— START Given data —
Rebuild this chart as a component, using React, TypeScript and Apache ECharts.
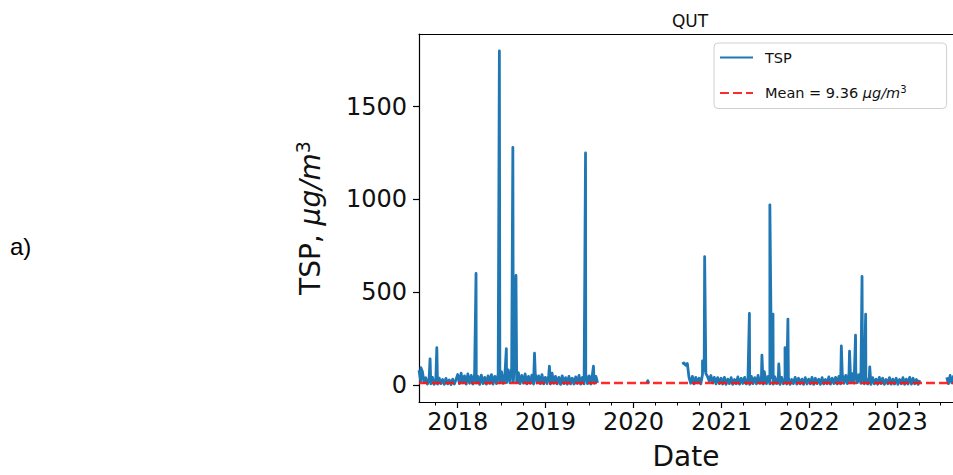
import { useEffect, useRef } from 'react';
import * as echarts from 'echarts';

// Station and summary statistic
const STATION = 'QUT';
const MEAN_TSP = 9.36;

// Axis extents and tick positions
const X_START = '2017-07-24';
const X_END = '2023-08-21';
const YEAR_TICKS = ['2018-01-01', '2019-01-01', '2020-01-01', '2021-01-01', '2022-01-01', '2023-01-01'];
const QUARTER_TICKS = [
  '2017-10-01',
  '2018-04-01', '2018-07-01', '2018-10-01',
  '2019-04-01', '2019-07-01', '2019-10-01',
  '2020-04-01', '2020-07-01', '2020-10-01',
  '2021-04-01', '2021-07-01', '2021-10-01',
  '2022-04-01', '2022-07-01', '2022-10-01',
  '2023-04-01', '2023-07-01',
];
const Y_MIN = -93;
const Y_MAX = 1891;
const Y_TICKS = [0, 500, 1000, 1500];

// Weekly background TSP (µg/m³), first campaign: 2017-07-24 .. 2019-08-05
const WEEKLY_A_START = '2017-07-24';
const WEEKLY_A = [
  // 2017
  78, 20, 72, 12, 38, 3, 32, 5, 40, 2, 30, 4, 36, 6, 28, 2, 34, 5, 26, 1, 30, 4, 28,
  // 2018
  55, 6, 62, 10, 48, 3, 58, 8, 50, 4, 56, 9, 45, 2, 52, 6, 40, 3, 48, 7, 55, 4, 45, 6, 60, 10,
  70, 8, 55, 12, 80, 10, 90, 15, 70, 12, 65, 6, 50, 9, 58, 5, 45, 8, 52, 4, 62, 10, 48, 6, 55, 5,
  // 2019
  40, 6, 50, 4, 62, 8, 45, 5, 40, 2, 48, 6, 38, 3, 45, 5, 35, 4, 42, 7, 50, 3, 40, 5, 55, 6,
  48, 4, 60, 8, 45, 10,
];

// Short record in early 2020
const SHORT_RUN_2020: [string, number][] = [
  ['2020-02-26', 10],
  ['2020-03-01', 22],
  ['2020-03-05', 6],
];

// Weekly background TSP, second campaign: 2020-07-22 .. 2023-04-05
const WEEKLY_B_START = '2020-07-22';
const WEEKLY_B = [
  // 2020
  112, 118, 105, 115, 40, 8, 45, 5, 40, 10, 35, 5, 55, 75, 60, 45, 20, 50, 10, 40, 5, 38, 6,
  // 2021
  35, 4, 40, 2, 30, 6, 38, 2, 28, 5, 42, 3, 35, 7, 40, 4, 30, 2, 45, 6, 38, 5, 50, 8, 40, 4,
  55, 6, 45, 5, 38, 3, 42, 6, 35, 2, 40, 5, 30, 4, 38, 2, 28, 6, 40, 3, 35, 5, 30, 2, 38, 4,
  // 2022
  30, 5, 40, 2, 35, 6, 30, 2, 38, 4, 28, 5, 42, 3, 35, 6, 40, 4, 45, 5, 55, 8, 50, 6, 65, 10,
  60, 9, 70, 12, 55, 8, 50, 5, 40, 4, 35, 2, 38, 5, 30, 3, 40, 6, 35, 2, 28, 5, 38, 3, 30, 4,
  // 2023
  35, 2, 28, 5, 38, 2, 30, 4, 40, 3, 35, 5, 28, 2, 25,
];

// Weekly background TSP, third campaign: 2023-07-26 onwards
const WEEKLY_C_START = '2023-07-26';
const WEEKLY_C = [40, 6, 50, 10, 45, 5];

// Dust events (daily peaks, µg/m³)
const EVENT_PEAKS: [string, number][] = [
  ['2017-08-01', 92],
  ['2017-09-08', 140],
  ['2017-10-06', 200],
  ['2018-03-18', 600],
  ['2018-06-23', 1800],
  ['2018-07-22', 195],
  ['2018-08-18', 1280],
  ['2018-08-24', 110],
  ['2018-08-31', 590],
  ['2018-11-16', 170],
  ['2019-01-17', 100],
  ['2019-06-16', 1250],
  ['2019-07-19', 100],
  ['2020-10-14', 128],
  ['2020-10-23', 690],
  ['2021-04-27', 385],
  ['2021-06-18', 160],
  ['2021-06-28', 70],
  ['2021-07-21', 970],
  ['2021-08-03', 380],
  ['2021-08-27', 112],
  ['2021-09-22', 200],
  ['2021-10-04', 354],
  ['2022-05-14', 209],
  ['2022-06-17', 181],
  ['2022-07-12', 267],
  ['2022-08-08', 584],
  ['2022-08-23', 380],
  ['2022-09-09', 96],
];

// Dates with no measurements (break the line)
const DATA_GAPS = ['2019-08-12', '2020-04-01', '2023-05-15'];

const WEEK = 7 * 86400000;
const toTime = (s: string) => {
  const [y, m, d] = s.split('-').map(Number);
  return new Date(y, m - 1, d).getTime();
};
const weekly = (start: string, values: number[]) =>
  values.map((v, i) => [toTime(start) + i * WEEK, v] as [number, number | null]);

function buildTspSeries(): [number, number | null][] {
  const pts: [number, number | null][] = [
    ...weekly(WEEKLY_A_START, WEEKLY_A),
    ...SHORT_RUN_2020.map(([d, v]) => [toTime(d), v] as [number, number | null]),
    ...weekly(WEEKLY_B_START, WEEKLY_B),
    ...weekly(WEEKLY_C_START, WEEKLY_C),
    ...EVENT_PEAKS.map(([d, v]) => [toTime(d), v] as [number, number | null]),
    ...DATA_GAPS.map((d) => [toTime(d), null] as [number, number | null]),
  ];
  return pts.sort((a, b) => a[0] - b[0]);
}

const MEAN_NAME = `Mean = ${MEAN_TSP} μg/m³`;
const FONT = 'DejaVu Sans';
const INK = '#111';
const SPINE = { color: '#000', width: 1.2 };

export default function App() {
  const ref = useRef<HTMLDivElement>(null);

  useEffect(() => {
    document.body.style.margin = '0';
    if (!ref.current) return;
    const chart = echarts.init(ref.current, undefined, { renderer: 'svg' });
    const xMin = toTime(X_START);
    const xMax = toTime(X_END);

    chart.setOption({
      animation: false,
      backgroundColor: '#fff',
      grid: {
        left: 419,
        top: 34,
        bottom: 71,
        right: 0,
        show: false,
      },
      legend: {
        orient: 'vertical',
        left: 714,
        top: 43,
        itemWidth: 33,
        itemHeight: 14,
        itemGap: 19,
        padding: [7, 40, 8, 5],
        backgroundColor: 'rgba(255,255,255,0.85)',
        borderColor: '#d0d0d0',
        borderWidth: 1,
        borderRadius: 4,
        itemStyle: { opacity: 0 },
        data: ['TSP', MEAN_NAME],
        textStyle: {
          fontFamily: FONT,
          fontSize: 14.5,
          color: INK,
          rich: {
            n: { fontFamily: FONT, fontSize: 14.5, color: INK, padding: [0, 0, 0, 7], lineHeight: 18 },
            u: { fontFamily: FONT, fontSize: 14.5, color: INK, fontStyle: 'italic', lineHeight: 18 },
            s: { fontFamily: FONT, fontSize: 10, color: INK, verticalAlign: 'top', lineHeight: 12 },
          },
        },
        formatter: (name: string) =>
          name === 'TSP' ? '{n|TSP}' : `{n|Mean = ${MEAN_TSP} }{u|μg/m}{s|3}`,
      },
      xAxis: [
        {
          type: 'value',
          min: xMin,
          max: xMax,
          name: 'Date',
          nameLocation: 'middle',
          nameGap: 40,
          nameTextStyle: { fontFamily: FONT, fontSize: 28, color: INK },
          axisLine: { show: true, onZero: false, lineStyle: SPINE },
          axisTick: {
            show: true,
            customValues: YEAR_TICKS.map(toTime),
            length: 6,
            lineStyle: SPINE,
          },
          axisLabel: {
            customValues: YEAR_TICKS.map(toTime),
            formatter: (v: number) => String(new Date(v).getFullYear()),
            fontFamily: FONT,
            fontSize: 24,
            color: INK,
            margin: 8,
          },
          splitLine: { show: false },
        },
        {
          // quarterly minor ticks
          type: 'value',
          min: xMin,
          max: xMax,
          position: 'bottom',
          axisLine: { show: false, onZero: false },
          axisTick: {
            show: true,
            customValues: QUARTER_TICKS.map(toTime),
            length: 3.5,
            lineStyle: { color: '#000', width: 1 },
          },
          axisLabel: { show: false },
          splitLine: { show: false },
        },
        {
          // top frame line
          type: 'value',
          min: xMin,
          max: xMax,
          position: 'top',
          axisLine: { show: true, onZero: false, lineStyle: SPINE },
          axisTick: { show: false },
          axisLabel: { show: false },
          splitLine: { show: false },
        },
      ],
      yAxis: {
        type: 'value',
        min: Y_MIN,
        max: Y_MAX,
        name: '{t|TSP, }{u|μg/m}{s|3}',
        nameLocation: 'middle',
        nameGap: 92,
        nameTextStyle: {
          fontFamily: FONT,
          fontSize: 28,
          color: INK,
          rich: {
            t: { fontFamily: FONT, fontSize: 28, color: INK, lineHeight: 34 },
            u: { fontFamily: FONT, fontSize: 28, color: INK, fontStyle: 'italic', lineHeight: 34 },
            s: { fontFamily: FONT, fontSize: 19, color: INK, verticalAlign: 'top', lineHeight: 24 },
          },
        },
        axisLine: { show: true, onZero: false, lineStyle: SPINE },
        axisTick: {
          show: true,
          customValues: Y_TICKS,
          length: 6,
          lineStyle: SPINE,
        },
        axisLabel: {
          customValues: Y_TICKS,
          formatter: (v: number) => String(v),
          fontFamily: FONT,
          fontSize: 24,
          color: INK,
          margin: 12,
        },
        splitLine: { show: false },
      },
      series: [
        {
          name: 'TSP',
          type: 'line',
          data: buildTspSeries(),
          showSymbol: false,
          symbol: 'none',
          connectNulls: false,
          silent: true,
          color: '#1f77b4',
          lineStyle: { color: '#1f77b4', width: 2.8, join: 'round' },
          z: 2,
        },
        {
          name: MEAN_NAME,
          type: 'line',
          data: [
            [xMin, MEAN_TSP],
            [xMax, MEAN_TSP],
          ],
          showSymbol: false,
          symbol: 'none',
          silent: true,
          color: 'rgba(255,20,20,0.9)',
          lineStyle: { color: 'rgba(255,20,20,0.9)', width: 2.6, type: [9, 4] },
          z: 3,
        },
      ],
      graphic: [
        {
          type: 'text',
          x: 690,
          y: 21,
          style: {
            text: STATION,
            align: 'center',
            verticalAlign: 'middle',
            fontFamily: FONT,
            fontSize: 17,
            fill: INK,
          },
        },
        {
          type: 'text',
          x: 10,
          y: 246,
          style: {
            text: 'a)',
            align: 'left',
            verticalAlign: 'middle',
            fontFamily: 'Liberation Sans',
            fontSize: 24,
            fill: '#000',
          },
        },
      ],
    });

    return () => chart.dispose();
  }, []);

  return <div ref={ref} style={{ width: 953, height: 475 }} />;
}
— END Given data —
■ Exercise requirements: Reproduce the data above word for word from its first line through the line that holds "const Y_TICKS = [0, 500, 1000, 1500];", both ends included; skip pictures.

■ Result:
Rebuild this chart as a component, using React, TypeScript and Apache ECharts.
import { useEffect, useRef } from 'react';
import * as echarts from 'echarts';

// Station and summary statistic
const STATION = 'QUT';
const MEAN_TSP = 9.36;

// Axis extents and tick positions
const X_START = '2017-07-24';
const X_END = '2023-08-21';
const YEAR_TICKS = ['2018-01-01', '2019-01-01', '2020-01-01', '2021-01-01', '2022-01-01', '2023-01-01'];
const QUARTER_TICKS = [
  '2017-10-01',
  '2018-04-01', '2018-07-01', '2018-10-01',
  '2019-04-01', '2019-07-01', '2019-10-01',
  '2020-04-01', '2020-07-01', '2020-10-01',
  '2021-04-01', '2021-07-01', '2021-10-01',
  '2022-04-01', '2022-07-01', '2022-10-01',
  '2023-04-01', '2023-07-01',
];
const Y_MIN = -93;
const Y_MAX = 1891;
const Y_TICKS = [0, 500, 1000, 1500];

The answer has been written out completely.